[Begin AVAILABLE RECORDS]
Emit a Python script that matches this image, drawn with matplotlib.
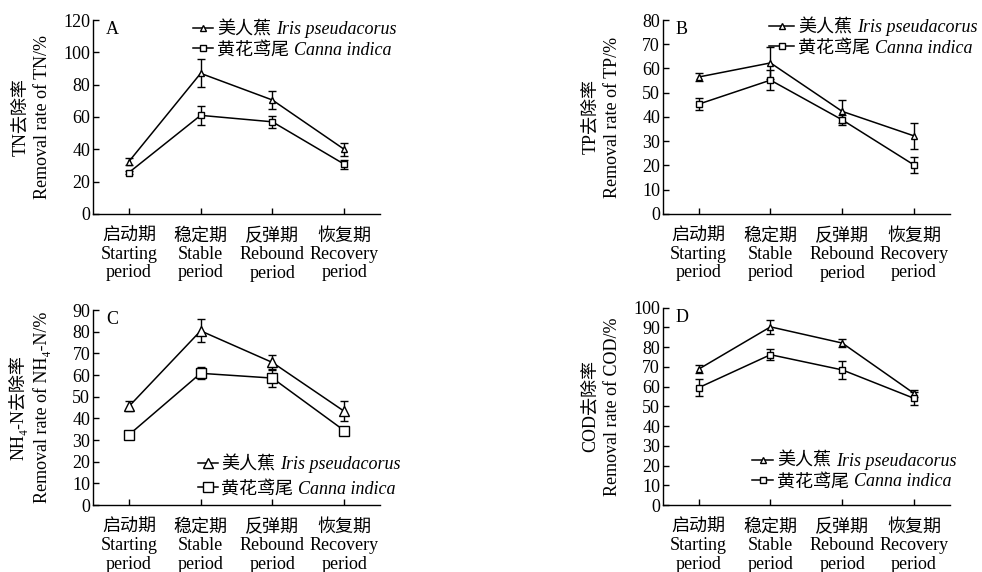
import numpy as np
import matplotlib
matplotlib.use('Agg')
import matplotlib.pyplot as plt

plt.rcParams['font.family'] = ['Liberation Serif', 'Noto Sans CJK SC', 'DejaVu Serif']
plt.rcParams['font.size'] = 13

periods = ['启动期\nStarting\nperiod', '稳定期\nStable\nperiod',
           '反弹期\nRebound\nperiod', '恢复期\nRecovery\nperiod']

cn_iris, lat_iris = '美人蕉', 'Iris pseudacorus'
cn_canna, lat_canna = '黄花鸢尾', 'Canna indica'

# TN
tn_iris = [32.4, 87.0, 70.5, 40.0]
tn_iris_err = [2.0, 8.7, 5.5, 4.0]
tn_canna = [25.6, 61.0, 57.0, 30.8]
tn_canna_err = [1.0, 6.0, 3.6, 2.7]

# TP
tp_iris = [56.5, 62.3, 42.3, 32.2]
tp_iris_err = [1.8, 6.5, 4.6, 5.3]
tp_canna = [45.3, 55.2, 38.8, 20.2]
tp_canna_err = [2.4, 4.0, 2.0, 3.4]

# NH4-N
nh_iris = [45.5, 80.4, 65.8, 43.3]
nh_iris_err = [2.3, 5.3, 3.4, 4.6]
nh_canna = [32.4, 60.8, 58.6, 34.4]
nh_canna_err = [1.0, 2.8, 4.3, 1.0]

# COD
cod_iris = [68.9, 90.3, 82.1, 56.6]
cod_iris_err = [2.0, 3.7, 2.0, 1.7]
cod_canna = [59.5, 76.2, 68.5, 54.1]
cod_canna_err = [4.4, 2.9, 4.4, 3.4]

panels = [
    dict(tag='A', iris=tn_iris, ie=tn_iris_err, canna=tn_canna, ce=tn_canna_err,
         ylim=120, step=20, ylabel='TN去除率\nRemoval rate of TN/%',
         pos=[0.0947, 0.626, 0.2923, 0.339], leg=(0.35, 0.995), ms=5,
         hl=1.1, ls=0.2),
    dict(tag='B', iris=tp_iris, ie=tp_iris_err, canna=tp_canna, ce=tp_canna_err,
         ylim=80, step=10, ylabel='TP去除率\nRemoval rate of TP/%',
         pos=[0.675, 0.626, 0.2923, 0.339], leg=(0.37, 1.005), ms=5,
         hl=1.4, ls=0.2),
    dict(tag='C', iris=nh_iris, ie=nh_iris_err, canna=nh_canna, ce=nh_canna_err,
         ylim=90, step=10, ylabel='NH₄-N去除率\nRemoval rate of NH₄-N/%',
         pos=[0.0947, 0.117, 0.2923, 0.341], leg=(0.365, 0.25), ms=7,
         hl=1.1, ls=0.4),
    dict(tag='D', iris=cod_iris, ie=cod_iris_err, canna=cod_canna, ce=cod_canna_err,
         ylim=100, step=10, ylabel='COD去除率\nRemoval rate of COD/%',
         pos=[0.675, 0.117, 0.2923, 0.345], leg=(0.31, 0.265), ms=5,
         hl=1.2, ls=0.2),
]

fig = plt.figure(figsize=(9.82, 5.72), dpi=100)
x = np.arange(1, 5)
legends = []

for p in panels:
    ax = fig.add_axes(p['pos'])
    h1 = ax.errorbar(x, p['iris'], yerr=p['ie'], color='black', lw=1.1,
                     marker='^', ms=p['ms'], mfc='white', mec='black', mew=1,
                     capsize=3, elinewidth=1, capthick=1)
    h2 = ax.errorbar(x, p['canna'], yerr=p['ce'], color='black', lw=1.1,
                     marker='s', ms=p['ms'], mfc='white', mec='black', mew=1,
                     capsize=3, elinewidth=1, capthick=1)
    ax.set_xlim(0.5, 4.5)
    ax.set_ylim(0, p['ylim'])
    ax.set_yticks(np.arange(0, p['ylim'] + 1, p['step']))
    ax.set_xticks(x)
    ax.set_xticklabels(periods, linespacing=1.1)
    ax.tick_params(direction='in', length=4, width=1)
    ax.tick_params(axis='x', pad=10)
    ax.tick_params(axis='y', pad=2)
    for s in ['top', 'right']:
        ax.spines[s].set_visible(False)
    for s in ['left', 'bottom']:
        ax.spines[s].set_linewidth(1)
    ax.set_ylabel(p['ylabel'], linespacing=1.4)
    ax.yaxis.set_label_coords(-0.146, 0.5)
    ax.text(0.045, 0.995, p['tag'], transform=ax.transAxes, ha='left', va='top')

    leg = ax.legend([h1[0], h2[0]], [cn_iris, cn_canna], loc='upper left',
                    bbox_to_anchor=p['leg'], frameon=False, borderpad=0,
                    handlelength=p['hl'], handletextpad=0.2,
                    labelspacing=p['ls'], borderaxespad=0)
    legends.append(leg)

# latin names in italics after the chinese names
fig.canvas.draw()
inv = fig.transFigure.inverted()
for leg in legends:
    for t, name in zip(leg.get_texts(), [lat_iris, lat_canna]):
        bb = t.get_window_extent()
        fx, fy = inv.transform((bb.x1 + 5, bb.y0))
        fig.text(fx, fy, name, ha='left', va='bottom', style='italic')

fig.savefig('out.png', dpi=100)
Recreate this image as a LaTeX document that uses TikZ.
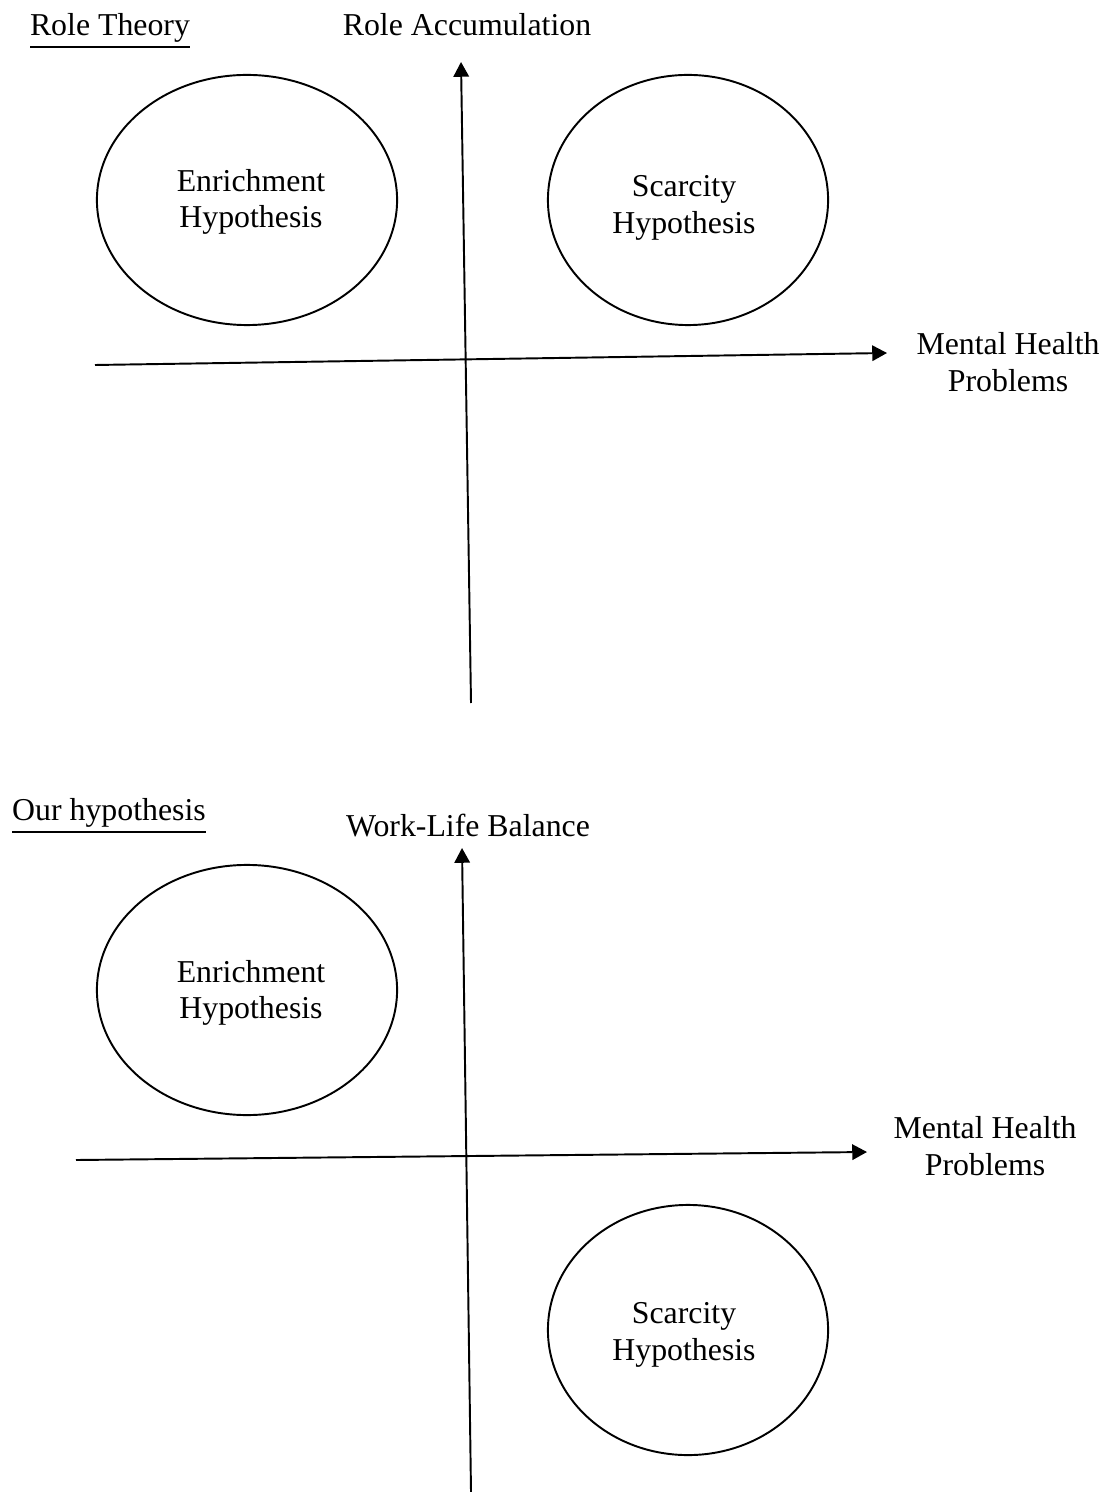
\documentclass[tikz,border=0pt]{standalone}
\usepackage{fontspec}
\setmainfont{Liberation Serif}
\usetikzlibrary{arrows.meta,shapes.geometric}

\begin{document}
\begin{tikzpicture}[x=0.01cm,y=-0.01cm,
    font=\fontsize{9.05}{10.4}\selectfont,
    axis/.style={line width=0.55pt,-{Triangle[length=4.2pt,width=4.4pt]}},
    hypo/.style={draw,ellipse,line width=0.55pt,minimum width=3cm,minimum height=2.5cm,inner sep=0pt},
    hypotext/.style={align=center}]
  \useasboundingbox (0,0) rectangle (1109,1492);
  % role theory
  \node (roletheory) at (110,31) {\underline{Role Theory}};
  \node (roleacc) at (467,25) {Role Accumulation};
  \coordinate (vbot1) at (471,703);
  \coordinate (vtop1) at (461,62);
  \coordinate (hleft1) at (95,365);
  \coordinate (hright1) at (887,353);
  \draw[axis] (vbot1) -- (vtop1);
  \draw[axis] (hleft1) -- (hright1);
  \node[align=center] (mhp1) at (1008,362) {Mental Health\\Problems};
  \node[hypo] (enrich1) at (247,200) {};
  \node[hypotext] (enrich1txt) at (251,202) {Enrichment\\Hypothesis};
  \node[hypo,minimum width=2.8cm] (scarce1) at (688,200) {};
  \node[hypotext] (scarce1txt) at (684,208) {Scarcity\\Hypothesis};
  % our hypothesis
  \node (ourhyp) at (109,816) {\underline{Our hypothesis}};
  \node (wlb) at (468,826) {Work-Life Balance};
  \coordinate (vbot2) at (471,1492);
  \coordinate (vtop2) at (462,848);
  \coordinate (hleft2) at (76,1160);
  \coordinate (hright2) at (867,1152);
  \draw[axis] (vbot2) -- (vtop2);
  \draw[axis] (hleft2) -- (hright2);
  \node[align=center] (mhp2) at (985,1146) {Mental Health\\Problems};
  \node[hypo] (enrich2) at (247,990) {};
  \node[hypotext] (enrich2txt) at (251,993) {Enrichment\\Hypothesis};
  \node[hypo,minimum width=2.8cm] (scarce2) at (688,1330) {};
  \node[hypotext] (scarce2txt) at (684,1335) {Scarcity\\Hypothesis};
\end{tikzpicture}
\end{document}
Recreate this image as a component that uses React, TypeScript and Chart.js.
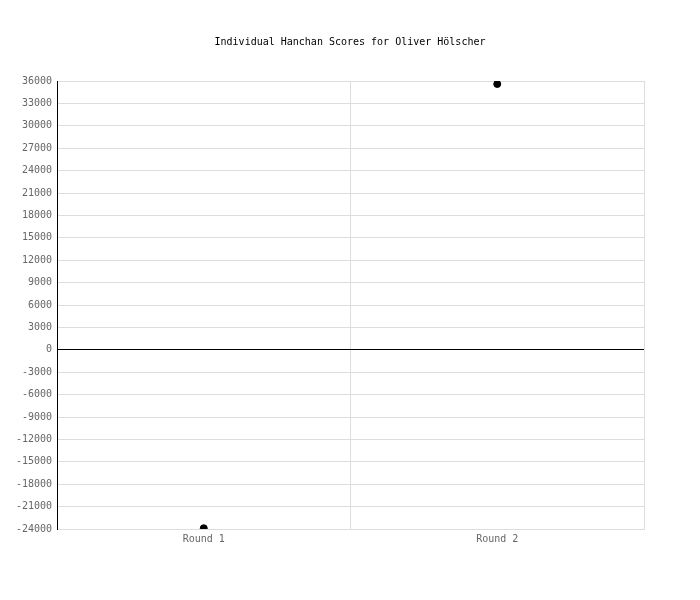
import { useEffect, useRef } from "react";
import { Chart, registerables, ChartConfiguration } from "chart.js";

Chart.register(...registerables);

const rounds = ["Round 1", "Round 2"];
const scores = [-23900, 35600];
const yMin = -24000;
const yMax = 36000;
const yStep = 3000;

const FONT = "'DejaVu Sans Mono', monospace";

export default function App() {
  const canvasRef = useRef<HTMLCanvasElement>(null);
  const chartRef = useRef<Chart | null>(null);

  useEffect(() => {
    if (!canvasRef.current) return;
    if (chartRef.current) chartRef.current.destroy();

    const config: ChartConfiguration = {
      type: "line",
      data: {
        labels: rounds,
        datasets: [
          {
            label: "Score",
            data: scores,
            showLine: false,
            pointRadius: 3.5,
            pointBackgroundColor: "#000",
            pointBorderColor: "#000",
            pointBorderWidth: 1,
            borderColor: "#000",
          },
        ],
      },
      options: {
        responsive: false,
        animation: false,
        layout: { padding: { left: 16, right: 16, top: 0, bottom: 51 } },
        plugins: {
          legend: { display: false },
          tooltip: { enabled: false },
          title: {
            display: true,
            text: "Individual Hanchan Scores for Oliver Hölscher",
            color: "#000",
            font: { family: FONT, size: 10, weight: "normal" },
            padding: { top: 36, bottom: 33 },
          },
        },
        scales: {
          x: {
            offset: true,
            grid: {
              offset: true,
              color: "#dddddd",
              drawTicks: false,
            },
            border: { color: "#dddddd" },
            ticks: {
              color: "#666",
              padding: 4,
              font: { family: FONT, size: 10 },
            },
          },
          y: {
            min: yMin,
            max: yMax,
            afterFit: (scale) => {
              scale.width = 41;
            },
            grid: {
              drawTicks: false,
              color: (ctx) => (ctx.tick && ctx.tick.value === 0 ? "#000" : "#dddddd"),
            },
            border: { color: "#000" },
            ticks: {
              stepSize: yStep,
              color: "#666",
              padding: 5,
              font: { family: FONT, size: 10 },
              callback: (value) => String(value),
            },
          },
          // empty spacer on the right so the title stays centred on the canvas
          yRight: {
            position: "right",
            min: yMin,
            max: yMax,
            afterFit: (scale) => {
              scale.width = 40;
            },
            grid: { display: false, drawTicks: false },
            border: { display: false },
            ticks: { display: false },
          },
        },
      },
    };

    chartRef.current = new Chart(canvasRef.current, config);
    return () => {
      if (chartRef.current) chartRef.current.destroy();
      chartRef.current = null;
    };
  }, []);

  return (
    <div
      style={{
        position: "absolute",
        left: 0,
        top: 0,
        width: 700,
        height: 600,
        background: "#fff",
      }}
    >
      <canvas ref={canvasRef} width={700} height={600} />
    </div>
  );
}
[End AVAILABLE RECORDS]
EXERCISE.
Every line from the top of the material above through the line with "cn_canna, lat_canna = '黄花鸢尾', 'Canna indica'" should be duplicated exactly, please; leave out the pictures.

TASK ANSWER.
Emit a Python script that matches this image, drawn with matplotlib.
import numpy as np
import matplotlib
matplotlib.use('Agg')
import matplotlib.pyplot as plt

plt.rcParams['font.family'] = ['Liberation Serif', 'Noto Sans CJK SC', 'DejaVu Serif']
plt.rcParams['font.size'] = 13

periods = ['启动期\nStarting\nperiod', '稳定期\nStable\nperiod',
           '反弹期\nRebound\nperiod', '恢复期\nRecovery\nperiod']

cn_iris, lat_iris = '美人蕉', 'Iris pseudacorus'
cn_canna, lat_canna = '黄花鸢尾', 'Canna indica'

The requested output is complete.